Piero, el povero ingrato à questa natura, che se voi lo sovvenite ne’ sua bisogni, dice che quel tanto che gli date a voi avanzava, se lLo mectete in qualche opera per fargli bene, dice sempre che voi eri forzato, e per non la saper far voi v’avete messo lui; e tucti e’ benifiti[i] che e’ riceve, dice che è per necessità del benifichatore.

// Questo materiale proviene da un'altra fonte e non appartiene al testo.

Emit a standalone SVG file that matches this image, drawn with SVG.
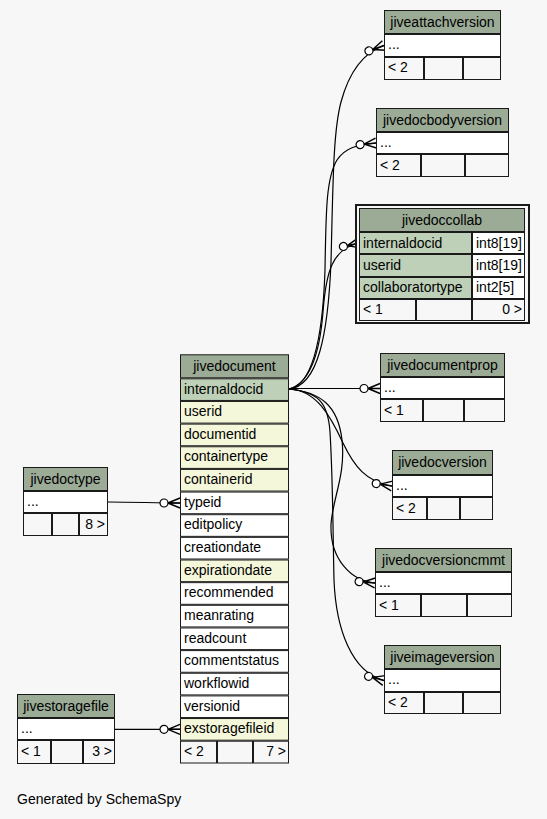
<svg xmlns="http://www.w3.org/2000/svg" width="547" height="819" viewBox="0 0 547 819">
<style>
text{font-family:"Liberation Sans",Arial,Helvetica,sans-serif;font-size:14px;fill:#000}
.c{text-anchor:middle}
.r{text-anchor:end}
rect{stroke:#1a1a1a;stroke-width:1}
.hd{fill:#9bab96}
.pk{fill:#bed1b8}
.ix{fill:#f4f7da}
.pl{fill:#ffffff}
.ft{fill:#f7f7f7}
.edge{fill:none;stroke:#000;stroke-width:1.2;marker-end:url(#crow)}
</style>
<defs>
<marker id="crow" markerUnits="userSpaceOnUse" markerWidth="26" markerHeight="16" viewBox="0 0 26 16" refX="24" refY="8" orient="auto" overflow="visible">
<path d="M12,8 L24,3 M12,8 L24,8 M12,8 L24,13" fill="none" stroke="#000" stroke-width="1.4"/>
<circle cx="8" cy="8" r="4" fill="#fff" stroke="#000" stroke-width="1.2"/>
</marker>
</defs>
<rect x="0" y="0" width="547" height="819" style="fill:#f7f7f7;stroke:none"/>

<g id="connectors">
<path class="edge" d="M289,389 C318,386 328,335 331,262 C333,185 333,132 341,102 C348,76 360,54 384,45.5"/>
<path class="edge" d="M289,389 C314,385 323,330 325,270 C326,212 326,178 337,160 C345,148 356,145 376,143"/>
<path class="edge" d="M289,389 C311,383 320,350 323,312 C326,272 332,249 359,243"/>
<path class="edge" d="M289,388.5 L380,388.5"/>
<path class="edge" d="M289,389 C316,390 330,415 343,443 C354,466 366,482 392,486"/>
<path class="edge" d="M289,389 C320,392 338,405 342,440 C346,475 332,500 331,525 C330,560 352,581 375,583"/>
<path class="edge" d="M289,389 C318,392 328,402 330,432 C333,480 333,540 334,580 C336,630 352,672 384,680.5"/>
<path class="edge" d="M108,502 C135,502 155,503 180,503"/>
<path class="edge" d="M115,729.3 L180,729.3"/>
</g>

<g id="jiveattachversion">
<rect class="hd" x="384.5" y="10.5" width="116" height="23"/>
<rect class="pl" x="384.5" y="34.5" width="116" height="22"/>
<rect class="ft" x="384.5" y="57.5" width="39" height="22"/>
<rect class="ft" x="424.5" y="57.5" width="38" height="22"/>
<rect class="ft" x="463.5" y="57.5" width="37" height="22"/>
<text class="c" x="442.5" y="26.5">jiveattachversion</text>
<text x="388" y="49">...</text>
<text x="388" y="72">&lt; 2</text>
</g>

<g id="jivedocbodyversion">
<rect class="hd" x="376.5" y="108.5" width="132" height="23"/>
<rect class="pl" x="376.5" y="132.5" width="132" height="21"/>
<rect class="ft" x="376.5" y="154.5" width="44" height="22"/>
<rect class="ft" x="421.5" y="154.5" width="43" height="22"/>
<rect class="ft" x="465.5" y="154.5" width="43" height="22"/>
<text class="c" x="442.5" y="124.5">jivedocbodyversion</text>
<text x="380" y="147">...</text>
<text x="380" y="169.5">&lt; 2</text>
</g>

<g id="jivedoccollab">
<rect x="356" y="205" width="173" height="118" style="fill:#f7f7f7;stroke:#1a1a1a;stroke-width:2"/>
<rect class="hd" x="359.5" y="208.5" width="165" height="23"/>
<rect class="pk" x="359.5" y="232.5" width="112" height="21"/>
<rect class="pl" x="472.5" y="232.5" width="52" height="21"/>
<rect class="pk" x="359.5" y="254.5" width="112" height="22"/>
<rect class="pl" x="472.5" y="254.5" width="52" height="22"/>
<rect class="pk" x="359.5" y="277.5" width="112" height="21"/>
<rect class="pl" x="472.5" y="277.5" width="52" height="21"/>
<rect class="ft" x="359.5" y="299.5" width="56" height="21"/>
<rect class="ft" x="416.5" y="299.5" width="55" height="21"/>
<rect class="ft" x="472.5" y="299.5" width="52" height="21"/>
<text class="c" x="442" y="224.5">jivedoccollab</text>
<text x="363" y="247.5">internaldocid</text>
<text x="476" y="247.5">int8[19]</text>
<text x="363" y="269.5">userid</text>
<text x="476" y="269.5">int8[19]</text>
<text x="363" y="292">collaboratortype</text>
<text x="476" y="292">int2[5]</text>
<text x="363" y="314">&lt; 1</text>
<text class="r" x="522" y="314">0 &gt;</text>
</g>

<g id="jivedocumentprop">
<rect class="hd" x="380.5" y="353.5" width="124" height="23"/>
<rect class="pl" x="380.5" y="377.5" width="124" height="21"/>
<rect class="ft" x="380.5" y="399.5" width="42" height="22"/>
<rect class="ft" x="423.5" y="399.5" width="40" height="22"/>
<rect class="ft" x="464.5" y="399.5" width="40" height="22"/>
<text class="c" x="442.5" y="369.5">jivedocumentprop</text>
<text x="384" y="392">...</text>
<text x="384" y="414.5">&lt; 1</text>
</g>

<g id="jivedocversion">
<rect class="hd" x="392.5" y="450.5" width="100" height="24"/>
<rect class="pl" x="392.5" y="475.5" width="100" height="21"/>
<rect class="ft" x="392.5" y="497.5" width="34" height="22"/>
<rect class="ft" x="427.5" y="497.5" width="32" height="22"/>
<rect class="ft" x="460.5" y="497.5" width="32" height="22"/>
<text class="c" x="442.5" y="467">jivedocversion</text>
<text x="396" y="490">...</text>
<text x="396" y="512.5">&lt; 2</text>
</g>

<g id="jivedocversioncmmt">
<rect class="hd" x="375.5" y="548.5" width="136" height="23"/>
<rect class="pl" x="375.5" y="572.5" width="136" height="21"/>
<rect class="ft" x="375.5" y="594.5" width="45" height="22"/>
<rect class="ft" x="421.5" y="594.5" width="45" height="22"/>
<rect class="ft" x="467.5" y="594.5" width="44" height="22"/>
<text class="c" x="443.5" y="564.5">jivedocversioncmmt</text>
<text x="379" y="587">...</text>
<text x="379" y="609.5">&lt; 1</text>
</g>

<g id="jiveimageversion">
<rect class="hd" x="384.5" y="645.5" width="116" height="23"/>
<rect class="pl" x="384.5" y="669.5" width="116" height="22"/>
<rect class="ft" x="384.5" y="692.5" width="39" height="21"/>
<rect class="ft" x="424.5" y="692.5" width="38" height="21"/>
<rect class="ft" x="463.5" y="692.5" width="37" height="21"/>
<text class="c" x="442.5" y="661.5">jiveimageversion</text>
<text x="388" y="684">...</text>
<text x="388" y="707">&lt; 2</text>
</g>

<g id="jivedoctype">
<rect class="hd" x="23.5" y="467.5" width="84" height="23"/>
<rect class="pl" x="23.5" y="491.5" width="84" height="21"/>
<rect class="ft" x="23.5" y="513.5" width="28" height="22"/>
<rect class="ft" x="52.5" y="513.5" width="26" height="22"/>
<rect class="ft" x="79.5" y="513.5" width="28" height="22"/>
<text class="c" x="65.5" y="483.5">jivedoctype</text>
<text x="27" y="506">...</text>
<text class="r" x="105" y="528.5">8 &gt;</text>
</g>

<g id="jivestoragefile">
<rect class="hd" x="17.5" y="694.5" width="97" height="23"/>
<rect class="pl" x="17.5" y="718.5" width="97" height="21"/>
<rect class="ft" x="17.5" y="740.5" width="33" height="23"/>
<rect class="ft" x="51.5" y="740.5" width="31" height="23"/>
<rect class="ft" x="83.5" y="740.5" width="31" height="23"/>
<text class="c" x="66" y="710.5">jivestoragefile</text>
<text x="21" y="733">...</text>
<text x="21" y="756">&lt; 1</text>
<text class="r" x="112" y="756">3 &gt;</text>
</g>

<g id="jivedocument">
<rect class="hd" x="180.5" y="354.8" width="108" height="23"/>
<rect class="pk" x="180.5" y="378.8" width="108" height="21.65"/>
<rect class="ix" x="180.5" y="401.45" width="108" height="21.65"/>
<rect class="ix" x="180.5" y="424.1" width="108" height="21.65"/>
<rect class="ix" x="180.5" y="446.75" width="108" height="21.65"/>
<rect class="ix" x="180.5" y="469.4" width="108" height="21.65"/>
<rect class="pl" x="180.5" y="492.05" width="108" height="21.65"/>
<rect class="pl" x="180.5" y="514.7" width="108" height="21.65"/>
<rect class="pl" x="180.5" y="537.35" width="108" height="21.65"/>
<rect class="ix" x="180.5" y="560" width="108" height="21.65"/>
<rect class="pl" x="180.5" y="582.65" width="108" height="21.65"/>
<rect class="pl" x="180.5" y="605.3" width="108" height="21.65"/>
<rect class="pl" x="180.5" y="627.95" width="108" height="21.65"/>
<rect class="pl" x="180.5" y="650.6" width="108" height="21.65"/>
<rect class="pl" x="180.5" y="673.25" width="108" height="21.65"/>
<rect class="pl" x="180.5" y="695.9" width="108" height="21.65"/>
<rect class="ix" x="180.5" y="718.55" width="108" height="21.65"/>
<rect class="ft" x="180.5" y="741.2" width="36" height="21.8"/>
<rect class="ft" x="217.5" y="741.2" width="35" height="21.8"/>
<rect class="ft" x="253.5" y="741.2" width="35" height="21.8"/>
<text class="c" x="234.5" y="370.5">jivedocument</text>
<text x="184" y="393.5">internaldocid</text>
<text x="184" y="416.1">userid</text>
<text x="184" y="438.8">documentid</text>
<text x="184" y="461.4">containertype</text>
<text x="184" y="484.1">containerid</text>
<text x="184" y="506.7">typeid</text>
<text x="184" y="529.4">editpolicy</text>
<text x="184" y="552">creationdate</text>
<text x="184" y="574.7">expirationdate</text>
<text x="184" y="597.3">recommended</text>
<text x="184" y="620">meanrating</text>
<text x="184" y="642.6">readcount</text>
<text x="184" y="665.3">commentstatus</text>
<text x="184" y="687.9">workflowid</text>
<text x="184" y="710.6">versionid</text>
<text x="184" y="733.2">exstoragefileid</text>
<text x="184" y="756">&lt; 2</text>
<text class="r" x="286" y="756">7 &gt;</text>
</g>

<text x="17" y="804">Generated by SchemaSpy</text>
</svg>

E quando e’ benifiti[i] ricievuti sono eviddenti, che e’ non si posson negare, l’ingrato aspecta tanto, che quello da chi egli à ricievuto el bene chaschi in qua[l]che errore publicho, che gli sia ochaxione a dirne male che gli sia creduto, per isciorsi dall’obrigo che e’ gli pare avere. Chosì è sempre intervenuto chontra di me; e non si impacciò mai nessuno mecho – io dicho d’artigiani -, che io non gli abi facto bene chon tucto el chuore poi, sopra qualche mia bizzarria o pazzia che e’ dichon che io ò, che non nuoce se non a mme, si son fondati a dir male di me e a vituperarmi, che è el premio di tucti gl’uomini da bene.Io vi scrivo sopra e’ ragionamenti di iersera, e sopra e’ chasi di Stefano.

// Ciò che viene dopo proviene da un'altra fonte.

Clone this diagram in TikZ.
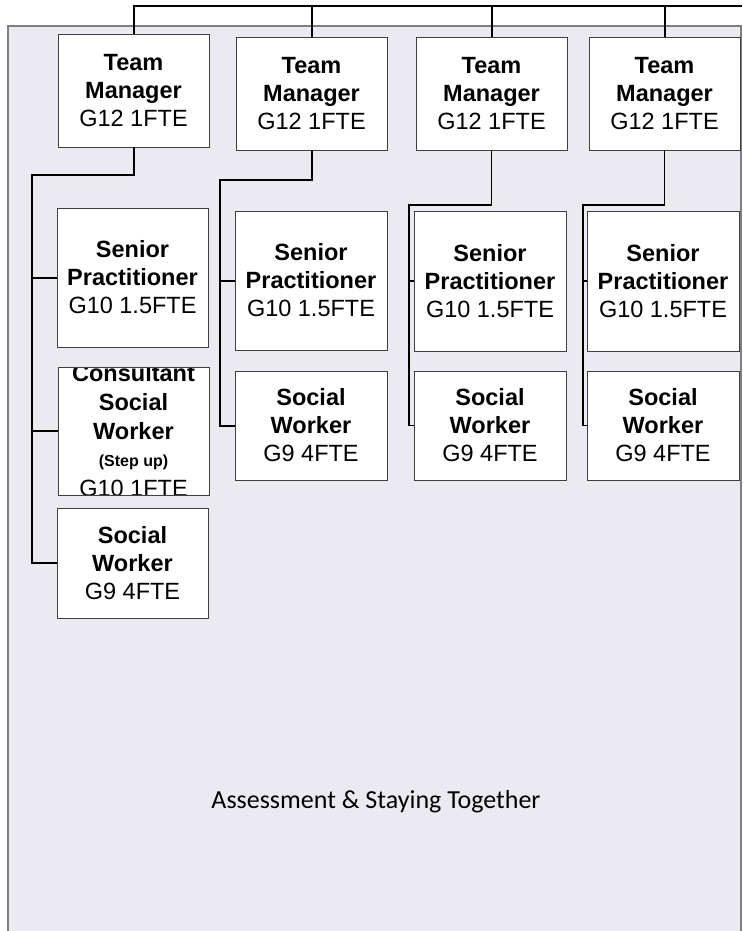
\documentclass[tikz,border=0pt]{standalone}
\usepackage{fontspec}
\setmainfont{Liberation Sans}
\newfontfamily\footfont{Carlito}
\definecolor{panelfill}{HTML}{ECEAF1}
\definecolor{panelline}{HTML}{7F7F7F}
\definecolor{boxline}{HTML}{3F3F3F}
\begin{document}
\begin{tikzpicture}[x=1pt,y=-1pt,
  orgbox/.style={draw=boxline,line width=0.9pt,fill=white,inner sep=0pt,outer sep=0pt,
    align=center,font=\fontsize{23.5}{28}\selectfont},
  csline/.style={anchor=base,inner sep=0pt,font=\fontsize{23.5}{28}\selectfont\bfseries},
  link/.style={draw=black,line width=2pt},
  thinlink/.style={draw=black,line width=1.5pt}]
\useasboundingbox (0,0) rectangle (742,931);
% panel
\fill[panelfill] (8,26) rectangle (741,931);
\draw[panelline,line width=1.5pt] (8,931) -- (8,26) -- (741,26) -- (741,931);
% team managers
\node[orgbox,minimum width=151pt,minimum height=113pt] (tm1) at (133.5,90.5) {\textbf{Team}\\\textbf{Manager}\\G12 1FTE};
\node[orgbox,minimum width=151pt,minimum height=113pt] (tm2) at (311.5,93.5) {\textbf{Team}\\\textbf{Manager}\\G12 1FTE};
\node[orgbox,minimum width=151pt,minimum height=113pt] (tm3) at (491.5,93.5) {\textbf{Team}\\\textbf{Manager}\\G12 1FTE};
\node[orgbox,minimum width=151pt,minimum height=113pt] (tm4) at (664.5,93.5) {\textbf{Team}\\\textbf{Manager}\\G12 1FTE};
% column 1
\node[orgbox,minimum width=151pt,minimum height=139pt] (sp1) at (132.5,277.5) {\textbf{Senior}\\\textbf{Practitioner}\\G10 1.5FTE};
\node[draw=boxline,line width=0.9pt,fill=white,inner sep=0pt,outer sep=0pt,minimum width=151pt,minimum height=128pt] (csw) at (133.5,431) {};
\begin{scope}
\clip (csw.south west) rectangle (csw.north east);
\node[csline] (csw1) at (133.5,381) {Consultant};
\node[csline] (csw2) at (133.5,410) {Social};
\node[csline] (csw3) at (133.5,439) {Worker};
\node[anchor=base,inner sep=0pt,font=\fontsize{16}{19}\selectfont\bfseries] (csw4) at (133.5,466) {(Step up)};
\node[anchor=base,inner sep=0pt,font=\fontsize{23.5}{28}\selectfont] (csw5) at (133.5,496.5) {G10 1FTE};
\end{scope}
\draw[boxline,line width=0.9pt] (csw.south west) rectangle (csw.north east);
\node[orgbox,minimum width=151pt,minimum height=110pt] (sw1) at (132.5,563) {\textbf{Social}\\\textbf{Worker}\\G9 4FTE};
% column 2
\node[orgbox,minimum width=152pt,minimum height=139pt] (sp2) at (311,280.5) {\textbf{Senior}\\\textbf{Practitioner}\\G10 1.5FTE};
\node[orgbox,minimum width=152pt,minimum height=109pt] (sw2) at (311,425.5) {\textbf{Social}\\\textbf{Worker}\\G9 4FTE};
% column 3
\node[orgbox,minimum width=152pt,minimum height=140pt] (sp3) at (490,281) {\textbf{Senior}\\\textbf{Practitioner}\\G10 1.5FTE};
\node[orgbox,minimum width=152pt,minimum height=109pt] (sw3) at (490,425.5) {\textbf{Social}\\\textbf{Worker}\\G9 4FTE};
% column 4
\node[orgbox,minimum width=152pt,minimum height=140pt] (sp4) at (663,281) {\textbf{Senior}\\\textbf{Practitioner}\\G10 1.5FTE};
\node[orgbox,minimum width=152pt,minimum height=109pt] (sw4) at (663,425.5) {\textbf{Social}\\\textbf{Worker}\\G9 4FTE};
% top connector
\coordinate (topend) at (742,6);
\draw[link] (tm1.north) |- (topend);
\draw[link] (tm2.north) -- (tm2.north |- topend);
\draw[link] (tm3.north) -- (tm3.north |- topend);
\draw[link] (tm4.north) -- (tm4.north |- topend);
% team 1
\coordinate (t1a) at (133.5,175);
\coordinate (t1b) at (32,175);
\draw[link] (tm1.south) -- (t1a) -- (t1b) |- (sw1.west);
\draw[link] (t1b |- sp1.west) -- (sp1.west);
\draw[link] (t1b |- csw.west) -- (csw.west);
% team 2
\coordinate (t2a) at (311.5,180);
\coordinate (t2b) at (220,180);
\draw[link] (tm2.south) -- (t2a) -- (t2b) |- (sw2.west);
\draw[link] (t2b |- sp2.west) -- (sp2.west);
% team 3
\coordinate (t3a) at (491.5,205);
\coordinate (t3b) at (409,205);
\draw[thinlink] (tm3.south) -- (t3a) -- (t3b) |- (sw3.west);
\draw[thinlink] (t3b |- sp3.west) -- (sp3.west);
% team 4
\coordinate (t4a) at (664.5,205);
\coordinate (t4b) at (583,205);
\draw[thinlink] (tm4.south) -- (t4a) -- (t4b) |- (sw4.west);
\draw[thinlink] (t4b |- sp4.west) -- (sp4.west);
% footer
\node[font=\footfont\fontsize{26}{31}\selectfont,anchor=base] (footer) at (376,808) {Assessment \& Staying Together};
\end{tikzpicture}
\end{document}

Io insino a qui non l’ò messo in luogho, che se io non vi potevo essere io, i’ non n’avessi trovato un altro da mectervi; tucto ò facto per fargli bene e non per mia utilità, ma per sua e chosì ultimamente. Ciò che io fo, fo per suo bene, perché ò facto impresa di fargli bene e non la posso lasciare. E non creda o non dicha che io lo facci per mia bisognio, ché gratia di Dio non mi mancha uomini, e sse l’ò stimolato a questi dì più che l’ordinario, l’ò facto perché io sono anchora io più obrigato che l’ordinario, e èmmi forza intendere se e’ può e sse e’ vuole o se e’ sa servirmi, per potere pensare a’ chasi mia.

E non veggiendo molto chiaro l’animo suo, richiesi iersera voi che fussi mezzo a farmi intendere l’oppenione suo, e sse e’ sa fare quello di che io lo richiegho, e se e’ può o se e’ vuole, e se e’ sa e vuole e può che voi intendessi da lLui quello che e’ vuole el mese a essere sopra e’ garzzoni e insegniare lor fare la materia e quello che io ordinerò; e e’ gharzoni gli ò a pagare io. Io vi richiesi iersera di questo, e di nuovo ve ne priegho che voi mi facciate intendere, chome è decto, l’animo suo; e non vi maravigliate che io mi sia messo a schrivervi simil cosa, perché e’ m’importa assai per più rispecti, e massimo per questo che se io lo lasciassi sanza g[i]ustificharmi e mectessi in suo luogho altri, sarei publichato infra e’ Piagnioni per maggiore traditore che fussi in questa terra, benché io avessi ragione. Però priego mi serviate.

Io vi do chon sicurtà noia perché voi mostrate volermi bene. A dì venti sei gemnaio 1523. Michelagniolo schultore in Fire[n]ze.